PROBLEM DESCRIPTION
Write each line of the material exactly as given, from the top through the line that contains "(126,141) rectangle (465,581);", and omit all pictures.

COLLECTED DATA
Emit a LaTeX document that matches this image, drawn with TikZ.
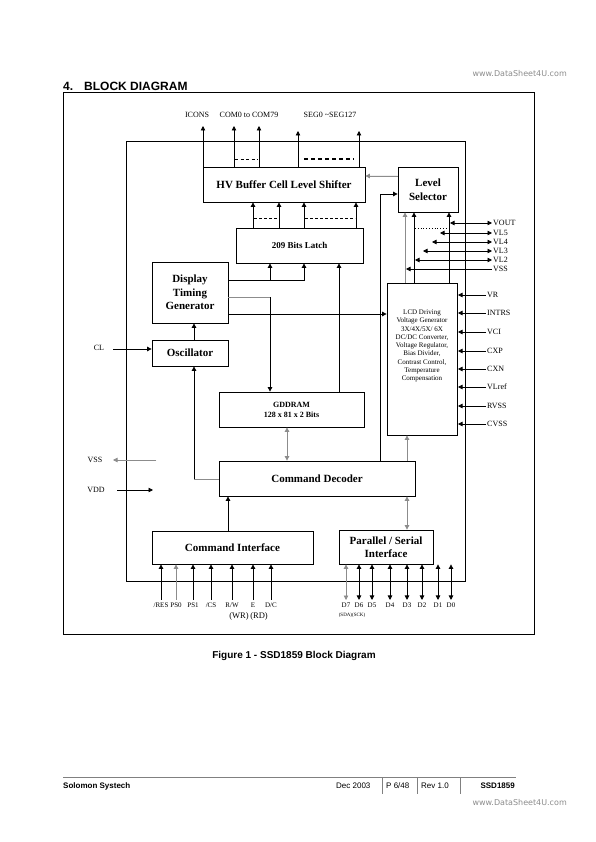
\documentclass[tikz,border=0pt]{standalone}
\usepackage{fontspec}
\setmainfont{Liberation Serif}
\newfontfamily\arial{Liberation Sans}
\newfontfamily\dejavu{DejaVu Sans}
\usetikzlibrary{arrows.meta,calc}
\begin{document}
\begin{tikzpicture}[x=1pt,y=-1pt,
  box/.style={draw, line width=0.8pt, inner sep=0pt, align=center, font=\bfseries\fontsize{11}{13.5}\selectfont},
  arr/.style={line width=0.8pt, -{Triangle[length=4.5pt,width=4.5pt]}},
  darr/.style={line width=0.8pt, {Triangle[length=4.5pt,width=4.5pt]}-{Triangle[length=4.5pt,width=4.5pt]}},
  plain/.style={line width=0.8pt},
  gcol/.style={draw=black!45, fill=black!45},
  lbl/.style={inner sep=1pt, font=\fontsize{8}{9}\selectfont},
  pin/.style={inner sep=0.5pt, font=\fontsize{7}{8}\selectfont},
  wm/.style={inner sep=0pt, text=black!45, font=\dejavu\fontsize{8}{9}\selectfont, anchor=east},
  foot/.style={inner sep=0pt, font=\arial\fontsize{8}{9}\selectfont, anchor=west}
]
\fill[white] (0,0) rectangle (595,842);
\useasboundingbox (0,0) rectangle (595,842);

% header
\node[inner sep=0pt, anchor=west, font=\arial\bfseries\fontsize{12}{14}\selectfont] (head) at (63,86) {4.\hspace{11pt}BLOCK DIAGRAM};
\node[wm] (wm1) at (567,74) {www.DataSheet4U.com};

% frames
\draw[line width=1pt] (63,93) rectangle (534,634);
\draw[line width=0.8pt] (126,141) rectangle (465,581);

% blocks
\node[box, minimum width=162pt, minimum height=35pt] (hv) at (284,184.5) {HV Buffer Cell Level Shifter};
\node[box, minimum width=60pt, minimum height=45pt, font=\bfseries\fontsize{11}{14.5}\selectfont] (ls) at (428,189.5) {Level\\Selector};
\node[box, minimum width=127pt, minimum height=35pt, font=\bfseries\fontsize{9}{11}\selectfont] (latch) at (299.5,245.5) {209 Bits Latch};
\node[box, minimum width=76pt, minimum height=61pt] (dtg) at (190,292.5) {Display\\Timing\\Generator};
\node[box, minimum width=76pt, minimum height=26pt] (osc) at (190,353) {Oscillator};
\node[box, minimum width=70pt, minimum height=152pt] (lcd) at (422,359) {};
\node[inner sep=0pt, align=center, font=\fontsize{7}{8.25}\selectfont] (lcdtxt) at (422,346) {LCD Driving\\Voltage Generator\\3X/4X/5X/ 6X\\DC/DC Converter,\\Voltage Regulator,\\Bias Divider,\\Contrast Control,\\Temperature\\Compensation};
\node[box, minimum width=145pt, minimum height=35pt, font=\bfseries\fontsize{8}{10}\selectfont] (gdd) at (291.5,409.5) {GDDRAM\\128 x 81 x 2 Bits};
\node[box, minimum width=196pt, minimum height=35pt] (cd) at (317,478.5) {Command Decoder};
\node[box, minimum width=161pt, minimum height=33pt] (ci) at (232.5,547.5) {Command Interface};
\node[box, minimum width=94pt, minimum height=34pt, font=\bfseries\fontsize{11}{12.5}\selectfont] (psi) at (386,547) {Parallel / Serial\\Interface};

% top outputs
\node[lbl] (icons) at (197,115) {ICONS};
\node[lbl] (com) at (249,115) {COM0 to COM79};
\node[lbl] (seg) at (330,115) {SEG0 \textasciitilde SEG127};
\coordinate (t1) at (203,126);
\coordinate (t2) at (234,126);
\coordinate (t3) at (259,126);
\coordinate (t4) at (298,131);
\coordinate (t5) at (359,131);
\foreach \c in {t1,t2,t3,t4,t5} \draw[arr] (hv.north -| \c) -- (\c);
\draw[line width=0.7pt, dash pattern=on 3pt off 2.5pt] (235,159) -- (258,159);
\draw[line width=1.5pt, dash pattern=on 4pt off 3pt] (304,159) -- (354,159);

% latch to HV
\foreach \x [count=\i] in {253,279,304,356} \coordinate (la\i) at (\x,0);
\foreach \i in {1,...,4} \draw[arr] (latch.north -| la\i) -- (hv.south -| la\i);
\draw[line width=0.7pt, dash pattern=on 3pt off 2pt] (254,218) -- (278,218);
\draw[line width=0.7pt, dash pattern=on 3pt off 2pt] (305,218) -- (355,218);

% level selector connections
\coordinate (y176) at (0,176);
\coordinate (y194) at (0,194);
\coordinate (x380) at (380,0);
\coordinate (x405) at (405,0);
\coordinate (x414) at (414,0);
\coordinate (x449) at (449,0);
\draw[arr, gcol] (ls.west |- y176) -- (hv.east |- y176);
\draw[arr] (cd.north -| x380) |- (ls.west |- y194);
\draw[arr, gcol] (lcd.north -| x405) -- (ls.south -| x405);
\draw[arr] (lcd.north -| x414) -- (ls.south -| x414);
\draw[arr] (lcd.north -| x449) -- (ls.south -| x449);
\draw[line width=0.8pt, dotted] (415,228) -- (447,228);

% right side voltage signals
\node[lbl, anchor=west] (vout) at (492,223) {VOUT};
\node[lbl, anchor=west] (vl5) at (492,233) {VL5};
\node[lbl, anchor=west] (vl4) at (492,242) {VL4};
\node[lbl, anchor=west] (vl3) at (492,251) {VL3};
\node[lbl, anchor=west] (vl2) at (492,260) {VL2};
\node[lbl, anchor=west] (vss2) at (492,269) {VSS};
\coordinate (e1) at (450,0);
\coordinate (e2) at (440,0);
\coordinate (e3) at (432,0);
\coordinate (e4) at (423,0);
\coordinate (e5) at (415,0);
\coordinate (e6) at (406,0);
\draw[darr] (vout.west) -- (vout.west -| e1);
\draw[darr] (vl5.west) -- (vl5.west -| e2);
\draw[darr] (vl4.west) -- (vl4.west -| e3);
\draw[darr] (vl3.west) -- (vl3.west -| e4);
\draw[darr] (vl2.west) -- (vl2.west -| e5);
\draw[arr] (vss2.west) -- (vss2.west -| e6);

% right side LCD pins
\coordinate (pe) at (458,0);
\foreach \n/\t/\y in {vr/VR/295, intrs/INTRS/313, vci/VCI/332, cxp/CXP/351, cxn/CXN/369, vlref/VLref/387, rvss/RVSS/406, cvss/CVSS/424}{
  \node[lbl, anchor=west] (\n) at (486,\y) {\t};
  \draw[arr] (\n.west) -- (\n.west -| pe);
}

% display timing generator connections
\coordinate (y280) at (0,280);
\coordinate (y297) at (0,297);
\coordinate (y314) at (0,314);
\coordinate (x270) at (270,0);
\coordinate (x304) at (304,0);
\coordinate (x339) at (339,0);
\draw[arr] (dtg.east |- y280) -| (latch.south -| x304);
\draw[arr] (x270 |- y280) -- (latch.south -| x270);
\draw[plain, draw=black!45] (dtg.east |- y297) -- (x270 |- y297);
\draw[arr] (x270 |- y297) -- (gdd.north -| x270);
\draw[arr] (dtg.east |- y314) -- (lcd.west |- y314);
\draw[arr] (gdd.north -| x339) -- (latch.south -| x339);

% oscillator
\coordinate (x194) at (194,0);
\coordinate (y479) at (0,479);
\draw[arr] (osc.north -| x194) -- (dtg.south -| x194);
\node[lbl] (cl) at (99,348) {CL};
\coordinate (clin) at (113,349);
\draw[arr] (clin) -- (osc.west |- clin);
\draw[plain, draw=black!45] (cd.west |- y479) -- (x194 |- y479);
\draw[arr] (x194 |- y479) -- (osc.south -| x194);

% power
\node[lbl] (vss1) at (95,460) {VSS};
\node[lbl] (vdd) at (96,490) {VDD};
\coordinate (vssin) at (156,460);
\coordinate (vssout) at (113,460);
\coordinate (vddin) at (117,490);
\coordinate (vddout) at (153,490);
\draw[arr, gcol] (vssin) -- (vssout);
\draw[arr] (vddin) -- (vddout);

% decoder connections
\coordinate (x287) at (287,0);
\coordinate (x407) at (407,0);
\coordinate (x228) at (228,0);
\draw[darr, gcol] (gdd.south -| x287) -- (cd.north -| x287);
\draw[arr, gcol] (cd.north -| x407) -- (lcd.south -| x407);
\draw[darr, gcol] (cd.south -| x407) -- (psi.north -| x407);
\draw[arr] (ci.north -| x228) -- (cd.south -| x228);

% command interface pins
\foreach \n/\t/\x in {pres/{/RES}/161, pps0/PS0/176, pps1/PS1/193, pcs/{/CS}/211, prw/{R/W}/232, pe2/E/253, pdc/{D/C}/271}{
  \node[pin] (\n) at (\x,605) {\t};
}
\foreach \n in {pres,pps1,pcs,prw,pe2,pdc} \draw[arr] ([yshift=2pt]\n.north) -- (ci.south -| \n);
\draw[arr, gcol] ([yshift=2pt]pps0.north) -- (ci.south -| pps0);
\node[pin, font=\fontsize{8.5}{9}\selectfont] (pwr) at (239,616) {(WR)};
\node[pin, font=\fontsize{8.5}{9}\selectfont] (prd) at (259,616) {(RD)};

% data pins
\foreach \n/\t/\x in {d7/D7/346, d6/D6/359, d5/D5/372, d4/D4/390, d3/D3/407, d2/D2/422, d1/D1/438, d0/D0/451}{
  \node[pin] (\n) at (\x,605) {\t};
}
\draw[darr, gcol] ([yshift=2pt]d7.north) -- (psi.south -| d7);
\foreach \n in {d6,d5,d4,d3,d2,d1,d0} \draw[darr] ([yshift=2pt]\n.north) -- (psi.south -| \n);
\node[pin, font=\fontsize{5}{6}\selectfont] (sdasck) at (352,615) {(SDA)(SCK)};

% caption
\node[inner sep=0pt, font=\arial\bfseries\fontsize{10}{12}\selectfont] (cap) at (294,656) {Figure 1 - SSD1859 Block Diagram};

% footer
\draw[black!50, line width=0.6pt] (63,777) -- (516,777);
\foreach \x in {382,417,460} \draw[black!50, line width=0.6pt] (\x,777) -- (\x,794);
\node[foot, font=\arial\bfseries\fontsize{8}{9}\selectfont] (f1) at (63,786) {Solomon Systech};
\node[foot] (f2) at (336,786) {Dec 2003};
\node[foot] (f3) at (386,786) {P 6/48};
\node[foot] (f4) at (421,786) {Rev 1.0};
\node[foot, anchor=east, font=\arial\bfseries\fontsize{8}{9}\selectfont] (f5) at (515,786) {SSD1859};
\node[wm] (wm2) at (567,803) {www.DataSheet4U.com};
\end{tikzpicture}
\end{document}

EXERCISE SOLUTION
Emit a LaTeX document that matches this image, drawn with TikZ.
\documentclass[tikz,border=0pt]{standalone}
\usepackage{fontspec}
\setmainfont{Liberation Serif}
\newfontfamily\arial{Liberation Sans}
\newfontfamily\dejavu{DejaVu Sans}
\usetikzlibrary{arrows.meta,calc}
\begin{document}
\begin{tikzpicture}[x=1pt,y=-1pt,
  box/.style={draw, line width=0.8pt, inner sep=0pt, align=center, font=\bfseries\fontsize{11}{13.5}\selectfont},
  arr/.style={line width=0.8pt, -{Triangle[length=4.5pt,width=4.5pt]}},
  darr/.style={line width=0.8pt, {Triangle[length=4.5pt,width=4.5pt]}-{Triangle[length=4.5pt,width=4.5pt]}},
  plain/.style={line width=0.8pt},
  gcol/.style={draw=black!45, fill=black!45},
  lbl/.style={inner sep=1pt, font=\fontsize{8}{9}\selectfont},
  pin/.style={inner sep=0.5pt, font=\fontsize{7}{8}\selectfont},
  wm/.style={inner sep=0pt, text=black!45, font=\dejavu\fontsize{8}{9}\selectfont, anchor=east},
  foot/.style={inner sep=0pt, font=\arial\fontsize{8}{9}\selectfont, anchor=west}
]
\fill[white] (0,0) rectangle (595,842);
\useasboundingbox (0,0) rectangle (595,842);

% header
\node[inner sep=0pt, anchor=west, font=\arial\bfseries\fontsize{12}{14}\selectfont] (head) at (63,86) {4.\hspace{11pt}BLOCK DIAGRAM};
\node[wm] (wm1) at (567,74) {www.DataSheet4U.com};

% frames
\draw[line width=1pt] (63,93) rectangle (534,634);
\draw[line width=0.8pt] (126,141) rectangle (465,581);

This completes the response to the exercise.